2.3 | Population genomics
To identify and characterize genetic clusters within the combined river dataset, and within the river-only datasets, two methods were used for comparison: a Bayesian assignment test and a discriminant analysis of principal components (DAPC). The Bayesian assignment test was performed using the software package fastStructure (Raj et al., 2014). DAPC analyses were run using the adegenet package for R (Jombart, 2008; Jombart et al., 2010).
Large modern SNP datasets can impose challenging computational requirements in time and processing power. The software packagefastStructure makes use of efficient algorithms to employ a Bayesian framework model for the inference of the total genetic clusters (K) within the data, and assignments of fish to a cluster based on individual genotypes without a priori definitions (Falush et al., 2007; Hubisz et al., 2009; Pritchard et al., 2000; Raj et al., 2014). The range of potential K values chosen included a value one above the total number of sampling localities within each dataset (Pritchard et al., 2000). K values = 1 - 11 were analyzed for the combined river dataset, and K = 1 - 6 for each river separately. Additional parameters used for fastStructure included ‘–cv=500 ’ which enabled cross-validation over 500 test runs. The supplemental programStructure_threader was used to decrease the overall processing time required by fastStructure by the automation and parallelization of runs upon multiple CPU processing threads (Pina-Martins et al., 2017). Structure_threader also automated the identification of the most appropriate K value for each dataset using the fastStructure chooseK.py script to pinpoint the value of K that maximizes marginal likelihood (Raj et al. 2014). Visualizations and plotting of population memberships and admixture fromfastStructure outputs were completed using Distruct v.2.3(Chhatre, 2019).
A DAPC identifies differences between groups through discriminant functions (Jombart et al., 2010). The sampling localities within each river system were used as the groups in this test. A DAPC analysis can be substantially affected by the selection of user-defined numbers of principal components (PC) to preserve. The find.clusters andxvalDapc functions within the R package adegenet provided a procedure for effective cross-validation and optimization to identify the number of PCs to keep for each dataset (Jombart & Collins, 2015). The number of PCs retained for each analysis was therefore selected by using the value of primary components with the lowest root mean squared error (RMSE) after 100 iterations per PC values of 1 - 100 for the combined dataset, and values 1 - 50 for each independent river system.
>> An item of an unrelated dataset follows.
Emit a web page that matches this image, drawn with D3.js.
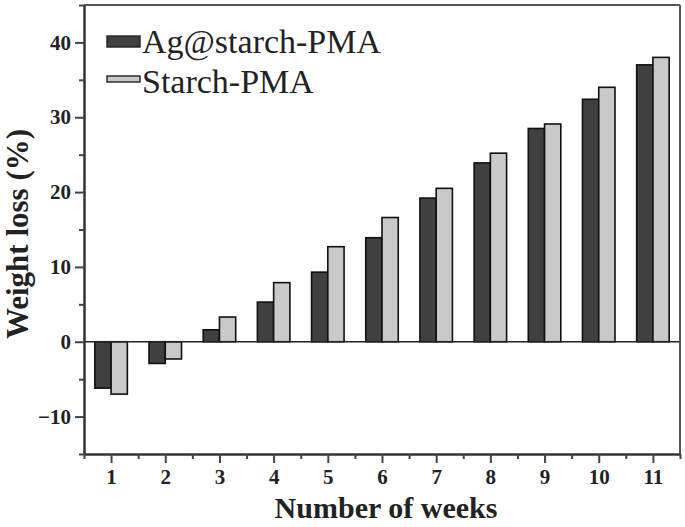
<!DOCTYPE html>
<html>
<head>
<meta charset="utf-8">
<script src="https://cdn.jsdelivr.net/npm/d3@7/dist/d3.min.js"></script>
<style>
html,body{margin:0;padding:0;background:#fff;}
svg{display:block;}
</style>
</head>
<body>
<svg id="chart" width="685" height="527"></svg>
<script>
// ---- data ----
const weeks = [1,2,3,4,5,6,7,8,9,10,11];
const seriesNames = ["Ag@starch-PMA", "Starch-PMA"];
const agStarchPMA = [-6.2, -2.9, 1.6, 5.3, 9.3, 13.9, 19.2, 23.9, 28.5, 32.4, 37.0];
const starchPMA   = [-7.0, -2.3, 3.3, 7.9, 12.7, 16.6, 20.5, 25.2, 29.1, 34.0, 38.0];
const yTicks = [-10, 0, 10, 20, 30, 40];
const yMinorTicks = [-15, -5, 5, 15, 25, 35, 45];
const xMinorTicks = [0.5, 1.5, 2.5, 3.5, 4.5, 5.5, 6.5, 7.5, 8.5, 9.5, 10.5, 11.5];
const xTitle = "Number of weeks";
const yTitle = "Weight loss (%)";

// ---- layout ----
const L = 84, R = 680, T = 5, B = 454;
const svg = d3.select("#chart");
const x = d3.scaleLinear().domain([0.5, 11.5]).range([L, R]);
const y = d3.scaleLinear().domain([-15, 45]).range([B, T]);
const barW = 0.3;
const colors = ["#404040", "#c9c9c9"];
const font = "'Liberation Serif', 'Times New Roman', serif";

const series = [agStarchPMA, starchPMA];

// bars
series.forEach((vals, si) => {
  svg.append("g").selectAll("rect")
    .data(weeks.map((w, i) => ({w, v: vals[i]})))
    .join("rect")
    .attr("x", d => x(si === 0 ? d.w - barW : d.w))
    .attr("width", x(barW) - x(0))
    .attr("y", d => y(Math.max(0, d.v)))
    .attr("height", d => Math.abs(y(d.v) - y(0)))
    .attr("fill", colors[si])
    .attr("stroke", "#111")
    .attr("stroke-width", 1.6);
});

// zero line
svg.append("line")
  .attr("x1", L).attr("x2", R).attr("y1", y(0)).attr("y2", y(0))
  .attr("stroke", "#222").attr("stroke-width", 1.6);

// frame top/right
svg.append("line").attr("x1", L).attr("x2", R).attr("y1", T).attr("y2", T)
  .attr("stroke", "#555").attr("stroke-width", 2);
svg.append("line").attr("x1", R).attr("x2", R).attr("y1", T).attr("y2", B)
  .attr("stroke", "#555").attr("stroke-width", 2);

// y axis
svg.append("g").attr("transform", `translate(${L},0)`)
  .call(d3.axisLeft(y).tickValues(yTicks).tickSize(9).tickPadding(4).tickSizeOuter(0));
svg.append("g").attr("transform", `translate(${L},0)`)
  .call(d3.axisLeft(y).tickValues(yMinorTicks).tickSize(5).tickFormat("").tickSizeOuter(0))
  .call(g => g.select(".domain").remove());

// x axis
svg.append("g").attr("transform", `translate(0,${B})`)
  .call(d3.axisBottom(x).tickValues(weeks).tickSize(9).tickPadding(6).tickSizeOuter(0).tickFormat(d3.format("d")));
svg.append("g").attr("transform", `translate(0,${B})`)
  .call(d3.axisBottom(x).tickValues(xMinorTicks).tickSize(5).tickFormat("").tickSizeOuter(0))
  .call(g => g.select(".domain").remove());

svg.selectAll(".domain").attr("stroke", "#333").attr("stroke-width", 2.5);
svg.selectAll(".tick line").attr("stroke", "#444").attr("stroke-width", 2);
svg.selectAll(".tick text")
  .attr("font-family", font).attr("font-weight", "bold")
  .attr("font-size", 21).attr("fill", "#222");

// axis titles
svg.append("text")
  .attr("x", 386).attr("y", 518)
  .attr("text-anchor", "middle")
  .attr("font-family", font).attr("font-weight", "bold").attr("font-size", 30).attr("fill", "#222")
  .text(xTitle);
svg.append("text")
  .attr("transform", `translate(28,${234}) rotate(-90)`)
  .attr("text-anchor", "middle")
  .attr("font-family", font).attr("font-weight", "bold").attr("font-size", 31).attr("fill", "#222")
  .text(yTitle);

// legend
const legend = svg.append("g");
const legendRows = [
  {name: seriesNames[0], color: colors[0], base: 53, sy: 36, sh: 11},
  {name: seriesNames[1], color: colors[1], base: 93, sy: 76, sh: 6}
];
legendRows.forEach(r => {
  legend.append("rect").attr("x", 107).attr("y", r.sy).attr("width", 33).attr("height", r.sh)
    .attr("fill", r.color).attr("stroke", "#222").attr("stroke-width", 1.4);
  legend.append("text").attr("x", 142).attr("y", r.base)
    .attr("font-family", font).attr("font-size", 34).attr("fill", "#222")
    .text(r.name);
});
</script>
</body>
</html>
Pairwise FST values between all localities within each dataset were calculated as described in Weir & Cockerham (1984) using the hierfstat package for the R platform (Goudet, 2005; R Development Core Team 2020). An analysis of isolation by distance was conducted for the Volga-only and Meramec-only datasets using a Mantel test. Pairwise FST values were linearized (FST / 1 - FST) following Rousset (1997) and river distance measures were used. The Mantel test was conducted with 100,000 replicates in the R package ade4 (Dray & Dufour, 2007). Finally, a nested analysis of molecular variance (AMOVA) was performed for each of the three datasets to further determine the spatial structure of genetic diversity. The analyses were performed using Arlequin v.3.5.2.2 (Excoffier & Lischer, 2010).